§ **AVAILABLE RECORDS**:
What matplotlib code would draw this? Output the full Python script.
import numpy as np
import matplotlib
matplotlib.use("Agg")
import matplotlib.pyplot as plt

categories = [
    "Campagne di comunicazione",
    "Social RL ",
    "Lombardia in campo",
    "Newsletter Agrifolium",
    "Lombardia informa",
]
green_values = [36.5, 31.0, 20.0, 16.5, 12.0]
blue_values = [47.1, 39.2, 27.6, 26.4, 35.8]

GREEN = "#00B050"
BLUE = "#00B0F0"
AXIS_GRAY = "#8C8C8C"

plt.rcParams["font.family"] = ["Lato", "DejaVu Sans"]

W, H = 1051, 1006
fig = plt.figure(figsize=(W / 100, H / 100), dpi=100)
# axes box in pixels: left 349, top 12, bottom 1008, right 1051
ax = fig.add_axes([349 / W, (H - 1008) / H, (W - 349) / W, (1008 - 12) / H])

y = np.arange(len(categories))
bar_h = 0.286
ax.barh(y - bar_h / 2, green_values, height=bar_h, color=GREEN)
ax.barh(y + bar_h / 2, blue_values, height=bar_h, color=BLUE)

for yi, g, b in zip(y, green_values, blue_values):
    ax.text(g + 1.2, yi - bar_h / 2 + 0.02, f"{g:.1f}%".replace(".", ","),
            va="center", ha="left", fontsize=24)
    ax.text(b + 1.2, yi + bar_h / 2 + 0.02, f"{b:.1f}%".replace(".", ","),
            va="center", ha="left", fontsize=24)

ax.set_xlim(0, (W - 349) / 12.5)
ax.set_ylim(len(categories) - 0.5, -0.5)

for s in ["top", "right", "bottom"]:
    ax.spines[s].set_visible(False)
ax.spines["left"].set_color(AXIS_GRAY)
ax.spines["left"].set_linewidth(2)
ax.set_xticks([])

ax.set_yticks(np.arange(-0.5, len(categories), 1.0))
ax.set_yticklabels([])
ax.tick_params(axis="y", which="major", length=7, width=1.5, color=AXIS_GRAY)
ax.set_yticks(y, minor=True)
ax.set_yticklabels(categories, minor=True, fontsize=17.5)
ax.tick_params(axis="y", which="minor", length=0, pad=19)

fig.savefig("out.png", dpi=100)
* * *
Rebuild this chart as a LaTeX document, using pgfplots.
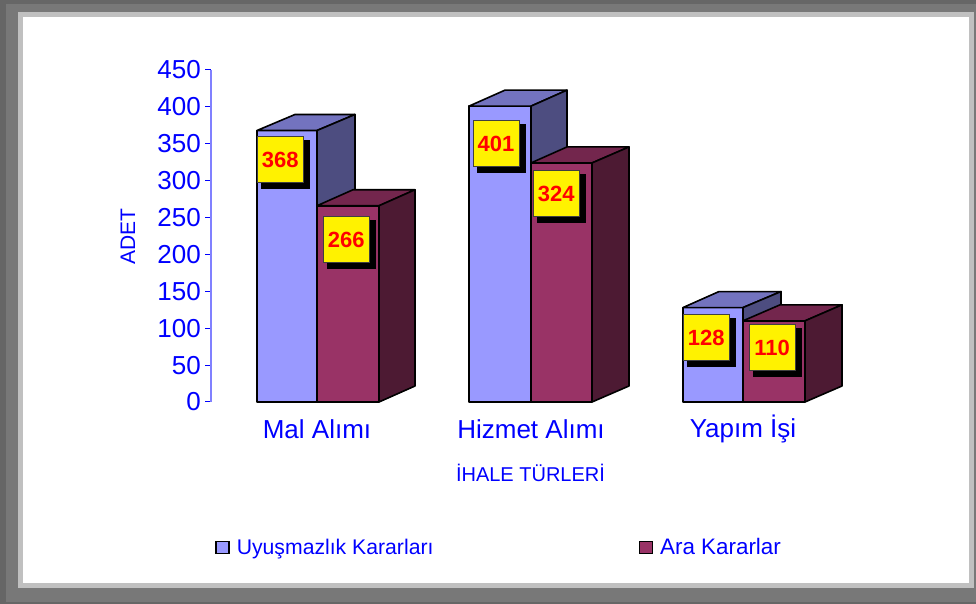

§ **EXERCISE REQUIREMENTS**: Exactly and only the lines from the line that contains "What matplotlib code" through the line that contains "import matplotlib.pyplot as plt" are to be repeated as they stand.

§ **RESULT OF THIS EXERCISE**:
What matplotlib code would draw this? Output the full Python script.
import numpy as np
import matplotlib
matplotlib.use("Agg")
import matplotlib.pyplot as plt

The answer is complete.